Assessing the Viability of a RNG Project

There are a number of things to consider when assessing whether a RNG project will viable or not, including:

  • How much biogas can be produced onsite, and will the biogas produced be of high enough quality to warrant conversion to RNG. Biogas produced by some sites such as landfill gas projects and wastewater treatment facilities typically have higher levels of contaminants that need to be removed to produce high quality RNG compared to biogas produced from organic waste or manure;
  • Economic feasibility (taking things such as financial support and additional incentives into account);
  • The proximity of end users or a distribution network to deliver the RNG produced to end users further afield; and
  • The availability of power to compress and cleanup the biogas in order to render it usable for the end user.

When considering the financial feasibility of a project, one needs to consider how much biogas will be produced, and how that biogas will be distributed to the end user. If it is to be injected into a pipeline for distribution to end users further afield, higher flow rates will be necessary for the project to be financially viable. However, if the RNG produced is going to be used locally, the project may still be viable at lower biogas flow rates.
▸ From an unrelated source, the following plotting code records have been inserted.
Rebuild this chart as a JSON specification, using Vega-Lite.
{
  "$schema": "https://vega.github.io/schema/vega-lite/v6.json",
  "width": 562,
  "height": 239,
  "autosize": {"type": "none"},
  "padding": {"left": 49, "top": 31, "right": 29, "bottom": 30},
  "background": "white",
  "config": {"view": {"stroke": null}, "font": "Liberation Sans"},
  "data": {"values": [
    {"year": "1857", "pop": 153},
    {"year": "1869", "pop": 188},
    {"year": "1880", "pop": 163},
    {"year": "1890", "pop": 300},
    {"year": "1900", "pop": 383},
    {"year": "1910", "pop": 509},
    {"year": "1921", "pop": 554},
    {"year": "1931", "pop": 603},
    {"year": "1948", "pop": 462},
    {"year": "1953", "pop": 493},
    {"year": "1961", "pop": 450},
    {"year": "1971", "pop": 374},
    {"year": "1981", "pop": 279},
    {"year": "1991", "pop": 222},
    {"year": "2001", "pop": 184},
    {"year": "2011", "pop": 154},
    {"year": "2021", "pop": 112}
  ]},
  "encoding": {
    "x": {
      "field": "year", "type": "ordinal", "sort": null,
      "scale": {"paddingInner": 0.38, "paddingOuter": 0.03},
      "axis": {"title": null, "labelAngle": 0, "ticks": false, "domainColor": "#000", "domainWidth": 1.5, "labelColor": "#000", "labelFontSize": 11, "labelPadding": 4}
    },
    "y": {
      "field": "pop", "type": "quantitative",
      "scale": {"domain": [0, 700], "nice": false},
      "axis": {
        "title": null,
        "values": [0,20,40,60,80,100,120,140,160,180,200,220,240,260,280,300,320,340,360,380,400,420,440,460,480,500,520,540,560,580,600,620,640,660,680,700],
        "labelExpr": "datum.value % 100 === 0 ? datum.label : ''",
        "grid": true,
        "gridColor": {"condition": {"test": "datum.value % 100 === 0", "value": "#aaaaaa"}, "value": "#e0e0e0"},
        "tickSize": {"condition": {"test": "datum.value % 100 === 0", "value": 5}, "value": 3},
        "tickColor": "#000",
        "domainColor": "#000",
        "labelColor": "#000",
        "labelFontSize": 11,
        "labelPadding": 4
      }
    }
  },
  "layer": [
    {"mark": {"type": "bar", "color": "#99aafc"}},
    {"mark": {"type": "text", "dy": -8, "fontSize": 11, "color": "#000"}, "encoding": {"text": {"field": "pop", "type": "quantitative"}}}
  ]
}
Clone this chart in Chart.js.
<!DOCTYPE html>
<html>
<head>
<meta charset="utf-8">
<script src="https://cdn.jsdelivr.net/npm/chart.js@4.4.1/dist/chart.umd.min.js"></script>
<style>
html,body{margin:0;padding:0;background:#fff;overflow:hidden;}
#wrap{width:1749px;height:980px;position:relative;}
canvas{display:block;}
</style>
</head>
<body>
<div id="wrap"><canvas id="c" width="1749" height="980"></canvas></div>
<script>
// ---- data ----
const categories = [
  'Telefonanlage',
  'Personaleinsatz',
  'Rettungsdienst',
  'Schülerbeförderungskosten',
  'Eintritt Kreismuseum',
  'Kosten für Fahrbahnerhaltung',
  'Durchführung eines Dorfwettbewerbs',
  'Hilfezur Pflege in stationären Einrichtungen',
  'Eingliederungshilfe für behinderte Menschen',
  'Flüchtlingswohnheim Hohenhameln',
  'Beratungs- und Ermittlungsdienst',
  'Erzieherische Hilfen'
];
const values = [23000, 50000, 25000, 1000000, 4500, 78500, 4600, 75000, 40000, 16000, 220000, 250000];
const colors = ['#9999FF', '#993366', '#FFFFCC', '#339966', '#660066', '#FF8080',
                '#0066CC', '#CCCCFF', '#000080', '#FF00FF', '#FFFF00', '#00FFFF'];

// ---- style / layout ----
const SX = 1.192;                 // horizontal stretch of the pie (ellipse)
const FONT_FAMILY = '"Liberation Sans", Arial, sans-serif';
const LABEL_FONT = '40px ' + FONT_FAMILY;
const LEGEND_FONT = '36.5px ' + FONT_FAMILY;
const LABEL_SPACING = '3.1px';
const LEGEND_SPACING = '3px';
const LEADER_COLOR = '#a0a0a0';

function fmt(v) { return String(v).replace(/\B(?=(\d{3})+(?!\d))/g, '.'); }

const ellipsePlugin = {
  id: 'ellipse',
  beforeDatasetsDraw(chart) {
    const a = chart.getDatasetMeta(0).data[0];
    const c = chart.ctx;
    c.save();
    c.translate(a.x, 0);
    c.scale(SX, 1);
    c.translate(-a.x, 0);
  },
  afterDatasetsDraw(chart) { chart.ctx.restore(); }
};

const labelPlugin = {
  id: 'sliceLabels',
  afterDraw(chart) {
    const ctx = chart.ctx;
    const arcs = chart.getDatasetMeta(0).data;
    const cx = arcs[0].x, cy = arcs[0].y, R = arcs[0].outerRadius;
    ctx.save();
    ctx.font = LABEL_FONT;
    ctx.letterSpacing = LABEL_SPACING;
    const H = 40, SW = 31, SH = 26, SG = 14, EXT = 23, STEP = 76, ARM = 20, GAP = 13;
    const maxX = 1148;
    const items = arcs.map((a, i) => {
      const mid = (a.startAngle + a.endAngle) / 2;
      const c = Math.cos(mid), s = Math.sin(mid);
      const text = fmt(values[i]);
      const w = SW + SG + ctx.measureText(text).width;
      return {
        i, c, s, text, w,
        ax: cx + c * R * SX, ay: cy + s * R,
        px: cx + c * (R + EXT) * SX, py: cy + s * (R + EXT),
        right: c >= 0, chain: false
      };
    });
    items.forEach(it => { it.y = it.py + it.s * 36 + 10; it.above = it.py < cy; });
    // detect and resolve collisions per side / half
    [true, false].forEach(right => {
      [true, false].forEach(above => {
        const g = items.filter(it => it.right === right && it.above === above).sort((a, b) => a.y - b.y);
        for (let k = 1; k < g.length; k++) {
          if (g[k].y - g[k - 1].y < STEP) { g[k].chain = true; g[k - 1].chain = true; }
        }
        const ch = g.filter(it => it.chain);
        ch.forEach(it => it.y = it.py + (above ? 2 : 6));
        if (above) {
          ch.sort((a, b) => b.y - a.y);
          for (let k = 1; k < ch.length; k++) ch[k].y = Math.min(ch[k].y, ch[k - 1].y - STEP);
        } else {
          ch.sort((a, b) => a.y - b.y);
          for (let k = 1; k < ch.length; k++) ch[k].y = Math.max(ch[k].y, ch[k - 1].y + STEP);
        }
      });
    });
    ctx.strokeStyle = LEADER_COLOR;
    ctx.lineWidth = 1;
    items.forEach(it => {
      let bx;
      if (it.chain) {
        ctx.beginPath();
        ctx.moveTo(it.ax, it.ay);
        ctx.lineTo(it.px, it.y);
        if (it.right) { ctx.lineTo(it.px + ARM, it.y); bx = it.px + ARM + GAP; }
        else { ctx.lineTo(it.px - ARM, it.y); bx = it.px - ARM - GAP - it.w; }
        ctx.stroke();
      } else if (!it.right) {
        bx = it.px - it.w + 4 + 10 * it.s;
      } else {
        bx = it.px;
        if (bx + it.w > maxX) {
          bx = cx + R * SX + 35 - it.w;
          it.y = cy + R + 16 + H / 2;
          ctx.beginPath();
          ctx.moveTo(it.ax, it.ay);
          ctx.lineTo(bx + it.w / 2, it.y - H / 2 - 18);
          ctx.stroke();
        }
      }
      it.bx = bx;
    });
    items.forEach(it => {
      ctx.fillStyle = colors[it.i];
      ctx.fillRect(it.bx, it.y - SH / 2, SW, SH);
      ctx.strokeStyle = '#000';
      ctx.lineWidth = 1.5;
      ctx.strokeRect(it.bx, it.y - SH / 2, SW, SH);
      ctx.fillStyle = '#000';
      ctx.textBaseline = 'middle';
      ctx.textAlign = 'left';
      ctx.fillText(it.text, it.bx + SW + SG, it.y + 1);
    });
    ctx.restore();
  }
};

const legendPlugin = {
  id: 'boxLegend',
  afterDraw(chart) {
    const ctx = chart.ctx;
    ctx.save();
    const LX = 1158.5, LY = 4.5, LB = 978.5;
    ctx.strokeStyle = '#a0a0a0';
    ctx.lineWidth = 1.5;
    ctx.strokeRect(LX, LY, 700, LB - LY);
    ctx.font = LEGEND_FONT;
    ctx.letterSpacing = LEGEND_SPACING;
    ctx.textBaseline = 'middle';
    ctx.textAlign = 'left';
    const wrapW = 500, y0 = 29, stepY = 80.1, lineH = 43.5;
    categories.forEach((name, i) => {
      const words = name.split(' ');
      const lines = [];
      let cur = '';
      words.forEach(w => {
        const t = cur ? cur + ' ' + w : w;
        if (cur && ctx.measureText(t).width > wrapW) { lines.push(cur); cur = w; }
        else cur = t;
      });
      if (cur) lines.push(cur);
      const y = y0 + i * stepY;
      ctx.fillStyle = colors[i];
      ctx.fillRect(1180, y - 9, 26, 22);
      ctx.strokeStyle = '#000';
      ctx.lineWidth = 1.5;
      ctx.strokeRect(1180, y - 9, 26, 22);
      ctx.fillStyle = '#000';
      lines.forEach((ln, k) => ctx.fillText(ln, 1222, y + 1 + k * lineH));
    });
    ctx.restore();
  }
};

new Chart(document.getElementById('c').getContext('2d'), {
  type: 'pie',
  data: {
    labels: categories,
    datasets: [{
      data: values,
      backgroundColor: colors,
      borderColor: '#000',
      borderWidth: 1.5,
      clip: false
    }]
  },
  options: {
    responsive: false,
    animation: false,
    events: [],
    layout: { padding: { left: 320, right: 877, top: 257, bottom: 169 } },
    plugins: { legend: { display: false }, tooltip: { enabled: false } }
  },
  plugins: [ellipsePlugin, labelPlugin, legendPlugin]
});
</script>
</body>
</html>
It is crucial that a market (end user/buyer) is identified, and that contractual agreements are established, before commencing any biogas project. RNG projects will also require certain infrastructure (onsite fuel station, fossil gas pipeline or virtual pipeline transportation) to get the biogas to the end user. If this is not available, the project will most likely not be feasible.

According to the EPA report, there is significant opportunity for growth in the RNG sector across all types of sites. The report identifies 480 MSW landfills, 226 municipal wastewater treatment facilities and 8000 livestock farms that offer potential for growth in the RNG sector, and indicates that there is extensive potential for expansion of RNG production by stand alone anaerobic digestors operated by organic waste management facilities.